* _The task_:
Transcribe the listing in full, excluding any pictures.

* _Data section_:
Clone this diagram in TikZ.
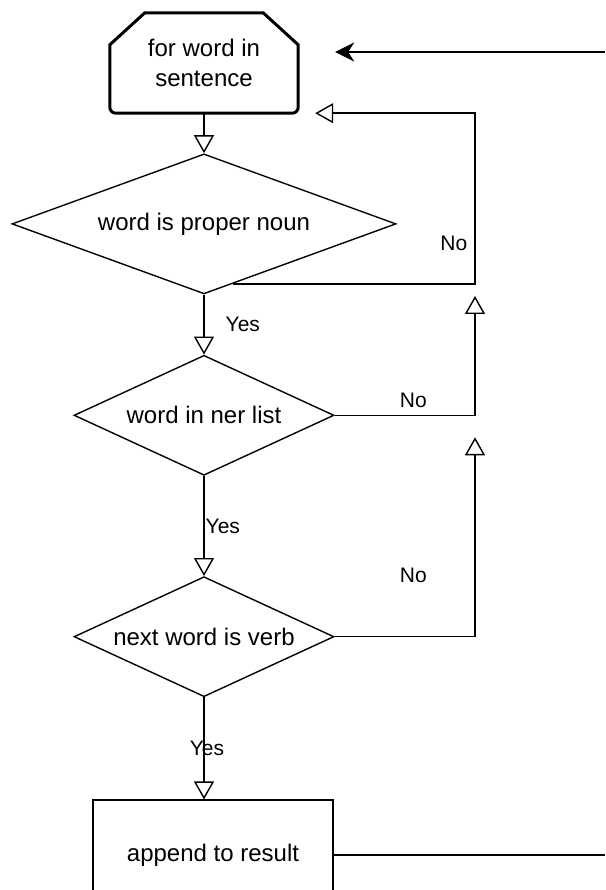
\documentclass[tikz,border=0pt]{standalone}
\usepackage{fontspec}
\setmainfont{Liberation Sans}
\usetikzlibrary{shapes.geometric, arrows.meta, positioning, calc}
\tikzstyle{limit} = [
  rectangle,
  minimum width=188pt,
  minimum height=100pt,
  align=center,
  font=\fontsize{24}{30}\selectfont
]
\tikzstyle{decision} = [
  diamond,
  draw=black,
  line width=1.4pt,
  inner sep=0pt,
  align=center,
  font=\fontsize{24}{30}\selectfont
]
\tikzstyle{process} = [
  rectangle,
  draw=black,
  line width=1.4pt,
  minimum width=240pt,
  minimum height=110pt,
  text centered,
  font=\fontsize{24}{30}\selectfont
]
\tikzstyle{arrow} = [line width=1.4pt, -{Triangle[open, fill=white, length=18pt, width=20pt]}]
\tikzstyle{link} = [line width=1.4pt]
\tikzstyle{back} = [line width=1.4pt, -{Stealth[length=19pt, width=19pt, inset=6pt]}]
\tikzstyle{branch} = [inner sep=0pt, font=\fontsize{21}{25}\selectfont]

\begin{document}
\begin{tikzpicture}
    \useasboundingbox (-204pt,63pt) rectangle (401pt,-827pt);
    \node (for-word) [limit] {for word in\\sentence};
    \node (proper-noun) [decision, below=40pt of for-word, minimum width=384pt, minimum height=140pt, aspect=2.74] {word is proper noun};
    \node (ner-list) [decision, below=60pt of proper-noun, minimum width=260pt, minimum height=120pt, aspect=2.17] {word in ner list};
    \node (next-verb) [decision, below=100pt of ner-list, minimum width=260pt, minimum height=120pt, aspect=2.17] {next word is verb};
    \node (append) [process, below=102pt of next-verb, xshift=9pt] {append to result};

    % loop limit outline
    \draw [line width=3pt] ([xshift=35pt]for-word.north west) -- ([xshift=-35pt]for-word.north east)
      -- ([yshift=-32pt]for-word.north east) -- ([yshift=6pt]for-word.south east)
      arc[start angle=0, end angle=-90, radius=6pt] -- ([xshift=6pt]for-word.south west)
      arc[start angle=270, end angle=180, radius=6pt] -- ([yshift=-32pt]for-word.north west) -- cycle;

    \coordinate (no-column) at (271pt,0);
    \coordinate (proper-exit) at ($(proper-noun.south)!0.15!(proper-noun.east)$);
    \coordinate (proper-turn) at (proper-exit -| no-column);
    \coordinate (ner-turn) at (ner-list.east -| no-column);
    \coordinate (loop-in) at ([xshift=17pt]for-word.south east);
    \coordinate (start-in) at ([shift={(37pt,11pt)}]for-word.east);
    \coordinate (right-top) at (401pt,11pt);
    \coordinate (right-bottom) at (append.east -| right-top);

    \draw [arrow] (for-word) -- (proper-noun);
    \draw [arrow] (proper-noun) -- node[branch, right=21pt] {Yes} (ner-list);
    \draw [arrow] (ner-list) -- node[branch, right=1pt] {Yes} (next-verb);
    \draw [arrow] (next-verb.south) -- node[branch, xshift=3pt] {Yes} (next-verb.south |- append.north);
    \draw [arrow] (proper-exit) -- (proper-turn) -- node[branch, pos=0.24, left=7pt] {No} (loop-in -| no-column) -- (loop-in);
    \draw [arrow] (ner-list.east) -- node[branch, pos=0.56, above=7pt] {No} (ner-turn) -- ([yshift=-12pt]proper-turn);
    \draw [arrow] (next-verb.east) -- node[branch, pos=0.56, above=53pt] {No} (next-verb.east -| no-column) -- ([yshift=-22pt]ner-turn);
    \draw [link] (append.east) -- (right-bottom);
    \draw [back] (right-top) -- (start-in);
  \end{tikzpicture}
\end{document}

* _Exercise output_:
Clone this diagram in TikZ.
\documentclass[tikz,border=0pt]{standalone}
\usepackage{fontspec}
\setmainfont{Liberation Sans}
\usetikzlibrary{shapes.geometric, arrows.meta, positioning, calc}
\tikzstyle{limit} = [
  rectangle,
  minimum width=188pt,
  minimum height=100pt,
  align=center,
  font=\fontsize{24}{30}\selectfont
]
\tikzstyle{decision} = [
  diamond,
  draw=black,
  line width=1.4pt,
  inner sep=0pt,
  align=center,
  font=\fontsize{24}{30}\selectfont
]
\tikzstyle{process} = [
  rectangle,
  draw=black,
  line width=1.4pt,
  minimum width=240pt,
  minimum height=110pt,
  text centered,
  font=\fontsize{24}{30}\selectfont
]
\tikzstyle{arrow} = [line width=1.4pt, -{Triangle[open, fill=white, length=18pt, width=20pt]}]
\tikzstyle{link} = [line width=1.4pt]
\tikzstyle{back} = [line width=1.4pt, -{Stealth[length=19pt, width=19pt, inset=6pt]}]
\tikzstyle{branch} = [inner sep=0pt, font=\fontsize{21}{25}\selectfont]

\begin{document}
\begin{tikzpicture}
    \useasboundingbox (-204pt,63pt) rectangle (401pt,-827pt);
    \node (for-word) [limit] {for word in\\sentence};
    \node (proper-noun) [decision, below=40pt of for-word, minimum width=384pt, minimum height=140pt, aspect=2.74] {word is proper noun};
    \node (ner-list) [decision, below=60pt of proper-noun, minimum width=260pt, minimum height=120pt, aspect=2.17] {word in ner list};
    \node (next-verb) [decision, below=100pt of ner-list, minimum width=260pt, minimum height=120pt, aspect=2.17] {next word is verb};
    \node (append) [process, below=102pt of next-verb, xshift=9pt] {append to result};

    % loop limit outline
    \draw [line width=3pt] ([xshift=35pt]for-word.north west) -- ([xshift=-35pt]for-word.north east)
      -- ([yshift=-32pt]for-word.north east) -- ([yshift=6pt]for-word.south east)
      arc[start angle=0, end angle=-90, radius=6pt] -- ([xshift=6pt]for-word.south west)
      arc[start angle=270, end angle=180, radius=6pt] -- ([yshift=-32pt]for-word.north west) -- cycle;

    \coordinate (no-column) at (271pt,0);
    \coordinate (proper-exit) at ($(proper-noun.south)!0.15!(proper-noun.east)$);
    \coordinate (proper-turn) at (proper-exit -| no-column);
    \coordinate (ner-turn) at (ner-list.east -| no-column);
    \coordinate (loop-in) at ([xshift=17pt]for-word.south east);
    \coordinate (start-in) at ([shift={(37pt,11pt)}]for-word.east);
    \coordinate (right-top) at (401pt,11pt);
    \coordinate (right-bottom) at (append.east -| right-top);

    \draw [arrow] (for-word) -- (proper-noun);
    \draw [arrow] (proper-noun) -- node[branch, right=21pt] {Yes} (ner-list);
    \draw [arrow] (ner-list) -- node[branch, right=1pt] {Yes} (next-verb);
    \draw [arrow] (next-verb.south) -- node[branch, xshift=3pt] {Yes} (next-verb.south |- append.north);
    \draw [arrow] (proper-exit) -- (proper-turn) -- node[branch, pos=0.24, left=7pt] {No} (loop-in -| no-column) -- (loop-in);
    \draw [arrow] (ner-list.east) -- node[branch, pos=0.56, above=7pt] {No} (ner-turn) -- ([yshift=-12pt]proper-turn);
    \draw [arrow] (next-verb.east) -- node[branch, pos=0.56, above=53pt] {No} (next-verb.east -| no-column) -- ([yshift=-22pt]ner-turn);
    \draw [link] (append.east) -- (right-bottom);
    \draw [back] (right-top) -- (start-in);
  \end{tikzpicture}
\end{document}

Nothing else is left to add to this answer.